European majors leading transition to green power within global oil sector

The world’s largest oil companies spent only around 1% of their budgets on clean energy in 2018, but European firms have made greater investments in low carbon technology compared to their US and Asian counterparts.

A fresh study by environmental research organisation CDP found that Europe’s oil majors, including Shell, Total and BP, account for around 70% of the sector’s renewable energy capacity.

From these companies, Total spent the most on low carbon energies – around 4.3% of its budget in 2018. Meanwhile, Shell has made the biggest future commitment with plans to spend US$1-2 billion per year on clean energy.

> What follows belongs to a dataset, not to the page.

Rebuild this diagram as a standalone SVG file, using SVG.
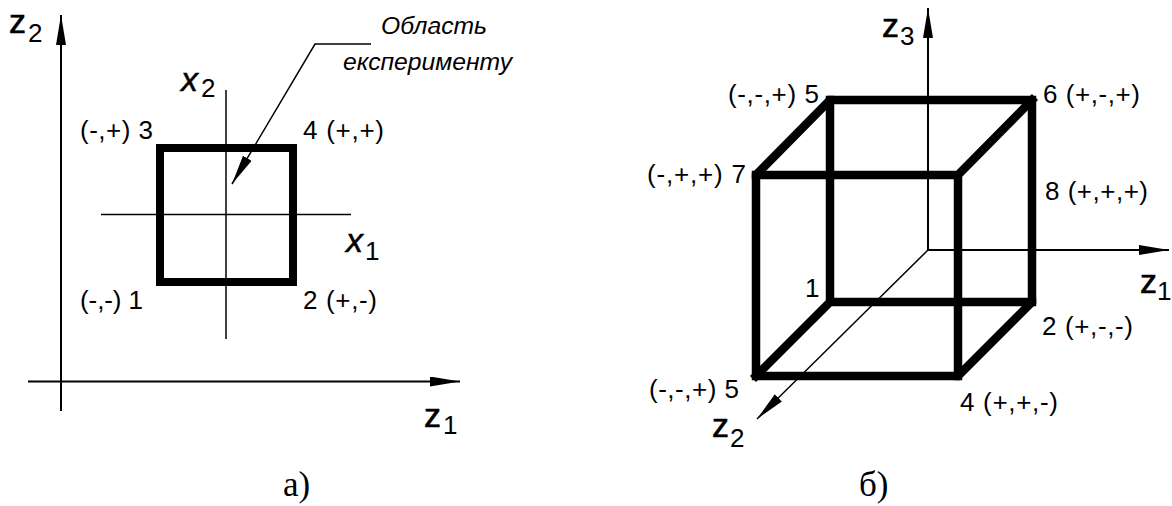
<svg xmlns="http://www.w3.org/2000/svg" width="1172" height="506" viewBox="0 0 1172 506">
<style>
.ax{stroke:#000;stroke-width:2;fill:none}
.thin{stroke:#000;stroke-width:1.5;fill:none}
.thick{stroke:#000;stroke-width:8.5;fill:none;stroke-linejoin:miter;stroke-linecap:square}
.lbl{font-family:"Liberation Sans",Arial,sans-serif;font-size:26px;fill:#000}
.it{font-family:"Liberation Sans",Arial,sans-serif;font-size:24.5px;font-style:italic;fill:#000}
.var{font-family:"Liberation Sans",Arial,sans-serif;font-size:34px;fill:#000;stroke:#000;stroke-width:0.6}
.ivar{font-family:"Liberation Sans",Arial,sans-serif;font-size:34px;font-style:italic;fill:#000;stroke:#000;stroke-width:0.5}
.sub{font-size:26px;font-style:normal;stroke-width:0}
.cap{font-family:"Liberation Serif","Times New Roman",serif;font-size:35px;fill:#000}
</style>
<defs>
<marker id="arr" markerUnits="userSpaceOnUse" markerWidth="32" markerHeight="12" refX="30" refY="5" orient="auto">
<path d="M0,0 L30,5 L0,10 Z" fill="#000"/>
</marker>
</defs>
<g id="connectors">
<line class="ax" x1="61" y1="411" x2="61" y2="15" marker-end="url(#arr)"/>
<line class="ax" x1="28" y1="381.5" x2="460" y2="381.5" marker-end="url(#arr)"/>
<line class="thin" x1="226" y1="90" x2="226" y2="339"/>
<line class="thin" x1="101" y1="214.5" x2="351" y2="214.5"/>
<polyline class="thin" points="371,44 315,44 232,184" marker-end="url(#arr)"/>
<line class="ax" x1="928" y1="250" x2="928" y2="8" marker-end="url(#arr)"/>
<line class="ax" x1="928" y1="250" x2="1169" y2="250" marker-end="url(#arr)"/>
<line class="thin" x1="928" y1="250" x2="757" y2="419" marker-end="url(#arr)"/>
</g>
<g id="square">
<rect class="thick" x="160" y="148" width="133" height="134" style="stroke-width:8"/>
</g>
<g id="cube">
<path class="thick" d="M756,376 L756,175 L830,100 L1032,100 L1032,302 L958,376 Z"/>
<path class="thick" d="M756,175 L958,175 L958,376 M958,175 L1032,100 M830,100 L830,302 L1032,302 M830,302 L756,376"/>
</g>
<g id="labels-a">
<text class="var" x="9" y="33">z<tspan class="sub" x="28" y="42">2</tspan></text>
<text class="var" x="424" y="427">z<tspan class="sub" x="443" y="434">1</tspan></text>
<text class="ivar" x="181" y="91">x<tspan class="sub" x="201" y="97">2</tspan></text>
<text class="ivar" x="346" y="252">x<tspan class="sub" x="365" y="260">1</tspan></text>
<text class="lbl" x="80" y="139" textLength="73" lengthAdjust="spacing">(-,+) 3</text>
<text class="lbl" x="303" y="139" textLength="81" lengthAdjust="spacing">4 (+,+)</text>
<text class="lbl" x="80" y="309" textLength="63" lengthAdjust="spacing">(-,-) 1</text>
<text class="lbl" x="303" y="309" textLength="74" lengthAdjust="spacing">2 (+,-)</text>
<text class="it" x="381" y="34" textLength="106" lengthAdjust="spacingAndGlyphs">Область</text>
<text class="it" x="343" y="70" textLength="169" lengthAdjust="spacingAndGlyphs">експерименту</text>
<text class="cap" x="283" y="496">а)</text>
</g>
<g id="labels-b">
<text class="var" x="882" y="37">z<tspan class="sub" x="900" y="45">3</tspan></text>
<text class="var" x="1140" y="293">z<tspan class="sub" x="1157" y="300">1</tspan></text>
<text class="var" x="712" y="437">z<tspan class="sub" x="730" y="447">2</tspan></text>
<text class="lbl" x="728" y="103" textLength="91" lengthAdjust="spacing">(-,-,+) 5</text>
<text class="lbl" x="1043" y="103" textLength="97" lengthAdjust="spacing">6 (+,-,+)</text>
<text class="lbl" x="647" y="183" textLength="99" lengthAdjust="spacing">(-,+,+) 7</text>
<text class="lbl" x="1045" y="200" textLength="103" lengthAdjust="spacing">8 (+,+,+)</text>
<text class="lbl" x="805" y="297">1</text>
<text class="lbl" x="1042" y="335" textLength="91" lengthAdjust="spacing">2 (+,-,-)</text>
<text class="lbl" x="649" y="398" textLength="90" lengthAdjust="spacing">(-,-,+) 5</text>
<text class="lbl" x="960" y="411" textLength="98" lengthAdjust="spacing">4 (+,+,-)</text>
<text class="cap" x="859" y="496">б)</text>
</g>
</svg>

Norwegian firm Equinor aims to spend 15-20% of its budget on renewables by 2030, after a recent rebrand from Statoil to reflect its intention to diversify its energy sources.

However, the world’s top 24 publicly listed companies spent just 1.3% of their total budgets on low carbon energy in 2018, with US and Asian oil firms generally slower to invest in renewables.

“With less domestic pressure to diversify, US companies have not embraced renewables in the same way as their European peers,” said CDP in the report.

But US-based ExxonMobil – a company that previously promoted climate change denial, joined the Oil and Gas Climate Initiative (OGCI) this year, in a sign that it may be considering the role it plays in global warming.